Challenge:
Return all of the data exactly, with nothing left out but the pictures.

Data extract:
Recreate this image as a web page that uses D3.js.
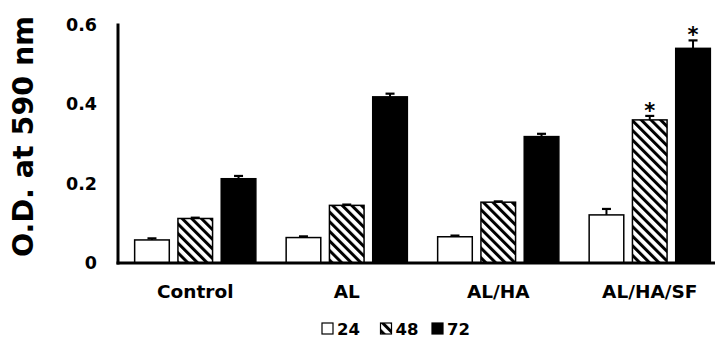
<!DOCTYPE html>
<html>
<head>
<meta charset="utf-8">
<script src="https://cdn.jsdelivr.net/npm/d3@7"></script>
<style>
  body { margin: 0; background: #fff; }
  text { font-family: "DejaVu Sans", sans-serif; font-weight: bold; fill: #000; }
</style>
</head>
<body>
<div id="graph"></div>
<script>
const groups = ["Control", "AL", "AL/HA", "AL/HA/SF"];
const series = ["24", "48", "72"];
const values24 = [0.058, 0.064, 0.066, 0.121];
const values48 = [0.112, 0.145, 0.153, 0.360];
const values72 = [0.212, 0.418, 0.318, 0.540];
const err24 = [0.004, 0.003, 0.003, 0.015];
const err48 = [0.002, 0.002, 0.002, 0.010];
const err72 = [0.007, 0.008, 0.007, 0.020];
const yTicks = [0, 0.2, 0.4, 0.6];
const starred = [[3, "48"], [3, "72"]];

const width = 715, height = 351;
const baseY = 263, topY = 24.5, axisX = 118;
const font = "'DejaVu Sans', sans-serif";

const vals = {"24": values24, "48": values48, "72": values72};
const errs = {"24": err24, "48": err48, "72": err72};
const data = [];
groups.forEach((g, i) => series.forEach(s => data.push({group: g, gi: i, s: s, v: vals[s][i], e: errs[s][i]})));

const svg = d3.select("#graph").append("svg").attr("width", width).attr("height", height);

const defs = svg.append("defs");
const pat = defs.append("pattern").attr("id", "hatch")
  .attr("patternUnits", "userSpaceOnUse").attr("width", 6.8).attr("height", 6.8)
  .attr("patternTransform", "rotate(-45)");
pat.append("rect").attr("width", 6.8).attr("height", 6.8).attr("fill", "#fff");
pat.append("rect").attr("x", 0).attr("y", 0).attr("width", 3).attr("height", 6.8).attr("fill", "#000");

const fills = {"24": "#fff", "48": "url(#hatch)", "72": "#000"};

const x0 = d3.scaleBand().domain(groups).range([119.5, 725.5]).paddingInner(0.2).paddingOuter(0.1);
const x1 = d3.scaleBand().domain(series).range([0, x0.bandwidth()]).paddingInner(0.2);
const y = d3.scaleLinear().domain([0, 0.6]).range([baseY, topY]);

// bars
svg.selectAll("rect.bar").data(data).enter().append("rect")
  .attr("class", "bar")
  .attr("x", d => x0(d.group) + x1(d.s))
  .attr("y", d => y(d.v))
  .attr("width", x1.bandwidth())
  .attr("height", d => baseY - y(d.v))
  .attr("fill", d => fills[d.s])
  .attr("stroke", "#000").attr("stroke-width", 1.5);

// error bars
const eb = svg.selectAll("g.err").data(data).enter().append("g").attr("class", "err");
eb.append("line")
  .attr("x1", d => x0(d.group) + x1(d.s) + x1.bandwidth() / 2)
  .attr("x2", d => x0(d.group) + x1(d.s) + x1.bandwidth() / 2)
  .attr("y1", d => y(d.v)).attr("y2", d => y(d.v + d.e))
  .attr("stroke", "#000").attr("stroke-width", 2);
eb.append("line")
  .attr("x1", d => x0(d.group) + x1(d.s) + x1.bandwidth() / 2 - 4.5)
  .attr("x2", d => x0(d.group) + x1(d.s) + x1.bandwidth() / 2 + 4.5)
  .attr("y1", d => y(d.v + d.e)).attr("y2", d => y(d.v + d.e))
  .attr("stroke", "#000").attr("stroke-width", 2.2);

// significance stars
svg.selectAll("text.star").data(starred).enter().append("text")
  .attr("class", "star")
  .attr("x", d => x0(groups[d[0]]) + x1(d[1]) + x1.bandwidth() / 2)
  .attr("y", d => y(vals[d[1]][d[0]] + errs[d[1]][d[0]]) + 2)
  .attr("text-anchor", "middle")
  .style("font-size", "21px")
  .text("*");

// axes
const yAxis = d3.axisLeft(y).tickValues(yTicks).tickSize(0).tickPadding(21)
  .tickFormat(d => d === 0 ? "0" : d3.format(".1f")(d));
const gy = svg.append("g").attr("transform", "translate(" + axisX + ",0)").call(yAxis);
gy.select(".domain").remove();
gy.selectAll("text").style("font-size", "17.5px").style("font-family", font).style("font-weight", "bold");

svg.append("line").attr("x1", axisX).attr("x2", axisX).attr("y1", topY - 1).attr("y2", baseY + 1.5)
  .attr("stroke", "#000").attr("stroke-width", 3);
svg.append("line").attr("x1", axisX - 1.5).attr("x2", width).attr("y1", baseY).attr("y2", baseY)
  .attr("stroke", "#000").attr("stroke-width", 3);

const xAxis = d3.axisBottom(x0).tickSize(0).tickPadding(22);
const gx = svg.append("g").attr("transform", "translate(0," + baseY + ")").call(xAxis);
gx.select(".domain").remove();
gx.selectAll("text").style("font-size", "18.5px").style("font-family", font).style("font-weight", "bold");

// y title
svg.append("text")
  .attr("transform", "translate(33,136.5) rotate(-90)")
  .attr("text-anchor", "middle")
  .style("font-size", "28.5px")
  .text("O.D. at 590 nm");

// legend
const legX = [322, 380.5, 432];
const leg = svg.selectAll("g.leg").data(series).enter().append("g").attr("class", "leg")
  .attr("transform", (d, i) => "translate(" + legX[i] + ",323)");
leg.append("rect").attr("width", 11).attr("height", 11)
  .attr("fill", d => fills[d]).attr("stroke", "#000").attr("stroke-width", 1.2);
leg.append("text").attr("x", 15).attr("y", 12).style("font-size", "16.5px").text(d => d);
</script>
</body>
</html>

Correct answer:
Recreate this image as a web page that uses D3.js.
<!DOCTYPE html>
<html>
<head>
<meta charset="utf-8">
<script src="https://cdn.jsdelivr.net/npm/d3@7"></script>
<style>
  body { margin: 0; background: #fff; }
  text { font-family: "DejaVu Sans", sans-serif; font-weight: bold; fill: #000; }
</style>
</head>
<body>
<div id="graph"></div>
<script>
const groups = ["Control", "AL", "AL/HA", "AL/HA/SF"];
const series = ["24", "48", "72"];
const values24 = [0.058, 0.064, 0.066, 0.121];
const values48 = [0.112, 0.145, 0.153, 0.360];
const values72 = [0.212, 0.418, 0.318, 0.540];
const err24 = [0.004, 0.003, 0.003, 0.015];
const err48 = [0.002, 0.002, 0.002, 0.010];
const err72 = [0.007, 0.008, 0.007, 0.020];
const yTicks = [0, 0.2, 0.4, 0.6];
const starred = [[3, "48"], [3, "72"]];

const width = 715, height = 351;
const baseY = 263, topY = 24.5, axisX = 118;
const font = "'DejaVu Sans', sans-serif";

const vals = {"24": values24, "48": values48, "72": values72};
const errs = {"24": err24, "48": err48, "72": err72};
const data = [];
groups.forEach((g, i) => series.forEach(s => data.push({group: g, gi: i, s: s, v: vals[s][i], e: errs[s][i]})));

const svg = d3.select("#graph").append("svg").attr("width", width).attr("height", height);

const defs = svg.append("defs");
const pat = defs.append("pattern").attr("id", "hatch")
  .attr("patternUnits", "userSpaceOnUse").attr("width", 6.8).attr("height", 6.8)
  .attr("patternTransform", "rotate(-45)");
pat.append("rect").attr("width", 6.8).attr("height", 6.8).attr("fill", "#fff");
pat.append("rect").attr("x", 0).attr("y", 0).attr("width", 3).attr("height", 6.8).attr("fill", "#000");

const fills = {"24": "#fff", "48": "url(#hatch)", "72": "#000"};

const x0 = d3.scaleBand().domain(groups).range([119.5, 725.5]).paddingInner(0.2).paddingOuter(0.1);
const x1 = d3.scaleBand().domain(series).range([0, x0.bandwidth()]).paddingInner(0.2);
const y = d3.scaleLinear().domain([0, 0.6]).range([baseY, topY]);

// bars
svg.selectAll("rect.bar").data(data).enter().append("rect")
  .attr("class", "bar")
  .attr("x", d => x0(d.group) + x1(d.s))
  .attr("y", d => y(d.v))
  .attr("width", x1.bandwidth())
  .attr("height", d => baseY - y(d.v))
  .attr("fill", d => fills[d.s])
  .attr("stroke", "#000").attr("stroke-width", 1.5);

// error bars
const eb = svg.selectAll("g.err").data(data).enter().append("g").attr("class", "err");
eb.append("line")
  .attr("x1", d => x0(d.group) + x1(d.s) + x1.bandwidth() / 2)
  .attr("x2", d => x0(d.group) + x1(d.s) + x1.bandwidth() / 2)
  .attr("y1", d => y(d.v)).attr("y2", d => y(d.v + d.e))
  .attr("stroke", "#000").attr("stroke-width", 2);
eb.append("line")
  .attr("x1", d => x0(d.group) + x1(d.s) + x1.bandwidth() / 2 - 4.5)
  .attr("x2", d => x0(d.group) + x1(d.s) + x1.bandwidth() / 2 + 4.5)
  .attr("y1", d => y(d.v + d.e)).attr("y2", d => y(d.v + d.e))
  .attr("stroke", "#000").attr("stroke-width", 2.2);

// significance stars
svg.selectAll("text.star").data(starred).enter().append("text")
  .attr("class", "star")
  .attr("x", d => x0(groups[d[0]]) + x1(d[1]) + x1.bandwidth() / 2)
  .attr("y", d => y(vals[d[1]][d[0]] + errs[d[1]][d[0]]) + 2)
  .attr("text-anchor", "middle")
  .style("font-size", "21px")
  .text("*");

// axes
const yAxis = d3.axisLeft(y).tickValues(yTicks).tickSize(0).tickPadding(21)
  .tickFormat(d => d === 0 ? "0" : d3.format(".1f")(d));
const gy = svg.append("g").attr("transform", "translate(" + axisX + ",0)").call(yAxis);
gy.select(".domain").remove();
gy.selectAll("text").style("font-size", "17.5px").style("font-family", font).style("font-weight", "bold");

svg.append("line").attr("x1", axisX).attr("x2", axisX).attr("y1", topY - 1).attr("y2", baseY + 1.5)
  .attr("stroke", "#000").attr("stroke-width", 3);
svg.append("line").attr("x1", axisX - 1.5).attr("x2", width).attr("y1", baseY).attr("y2", baseY)
  .attr("stroke", "#000").attr("stroke-width", 3);

const xAxis = d3.axisBottom(x0).tickSize(0).tickPadding(22);
const gx = svg.append("g").attr("transform", "translate(0," + baseY + ")").call(xAxis);
gx.select(".domain").remove();
gx.selectAll("text").style("font-size", "18.5px").style("font-family", font).style("font-weight", "bold");

// y title
svg.append("text")
  .attr("transform", "translate(33,136.5) rotate(-90)")
  .attr("text-anchor", "middle")
  .style("font-size", "28.5px")
  .text("O.D. at 590 nm");

// legend
const legX = [322, 380.5, 432];
const leg = svg.selectAll("g.leg").data(series).enter().append("g").attr("class", "leg")
  .attr("transform", (d, i) => "translate(" + legX[i] + ",323)");
leg.append("rect").attr("width", 11).attr("height", 11)
  .attr("fill", d => fills[d]).attr("stroke", "#000").attr("stroke-width", 1.2);
leg.append("text").attr("x", 15).attr("y", 12).style("font-size", "16.5px").text(d => d);
</script>
</body>
</html>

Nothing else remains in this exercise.